Entendons-nous bien, Il Est Toujours 20 Heures… n’est absolument pas un mauvais disque. Bien des prétendants se contenteraient de sa maquette. Mais, pour Tanger, il marque comme un essoufflement. Pour la première fois on a un sentiment extrêmement tenace de redite, d’avoir déjà entendu ça ailleurs, et souvent en mieux. Quand le groupe flirtait avec la ligne jaune par le passé, il passe aujourd’hui à plusieurs reprises du côté convenu. Et cela vaut autant pour les textes que pour les musiques. Un titre comme “Roulette Russe & Poing Américain”, poussif au possible, “Sur la Banquise” dans une moindre mesure, ou pire “Le Bon Usage du Vent” où Pigeard n’est que l’ombre de lui-même dans cette poésie de comptoir, sont tout à fait emblématiques de ce sur place.
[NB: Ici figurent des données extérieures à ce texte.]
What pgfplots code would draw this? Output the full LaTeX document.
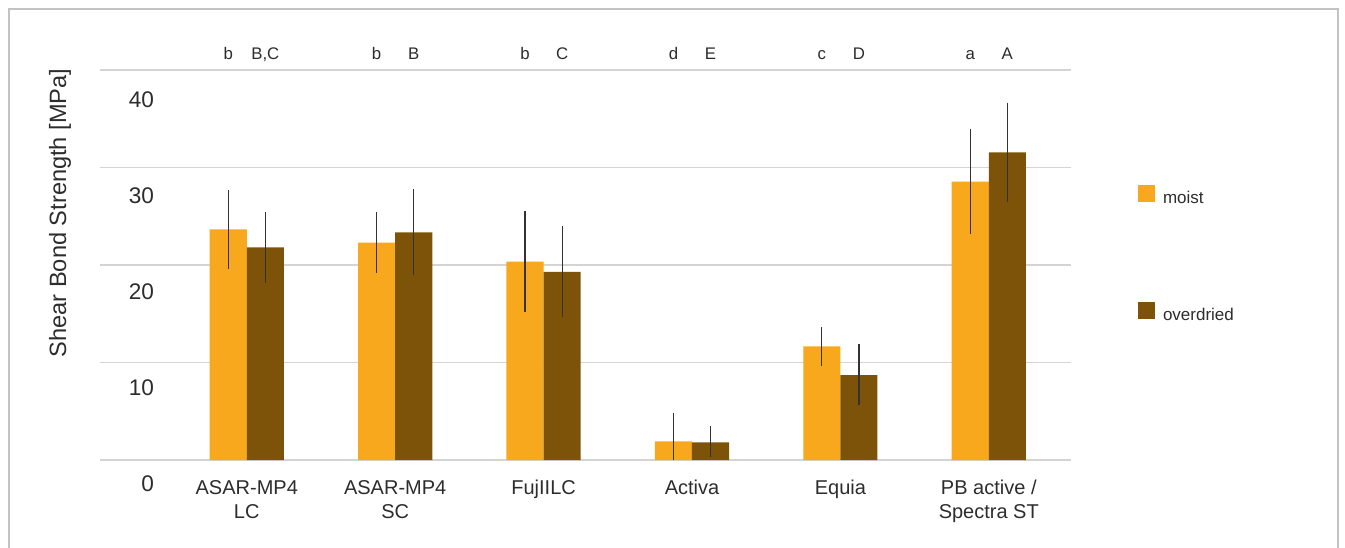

Heureusement, le chef de file de ces vieux briscards possède sont lot d’armes secrètes, au premier rang desquels un humour sans faille. Le single “La Fée de la Forêt” en est justement une des meilleures preuves, petite turlute pop-rock hilarante, bien plus grinçante qu’elle en a l’air, et qui n’est pas sans rappeler les délires récents de Katerine, avec qui Pigeard partage un mépris salutaire du qu’en dira-t-on. Ailleurs, c’est quand il lorgne encore vers la pop la plus raffinée qu’il réussit de grands coups, comme sur “Parti Chercher des Cigarettes”, superbe duo avec la revenante Nina Morato. Enfin, cette nouvelle option clash, si elle n’apporte absolument rien (et c’est bien là le problème) n’est pas que succession de ratages. “Cyclotron”, “L’Homme Statue”, “Time Tunnel” ou “Météorites” sont même d’honorables brûlots, juste insuffisants pour un groupe de cette trempe et avec un tel vécu.

Finalement, tiraillé entre la joie sincère de voir de vieux compagnons refaire enfin surface et la déception devant cette nouvelle voie, disons-le, parfois vulgaire, on préfère s’éloigner du concert de louanges poli et hypocrite, et opter pour une franchise qui sied à toute relation amicale durable. Et d’avouer que l’on préfèrerait à l’avenir beaucoup moins d’esbroufe et un peu plus de recul. On sait Tanger capable de bien mieux, bien plus solide. Notre confiance et notre fidélité restent donc entières.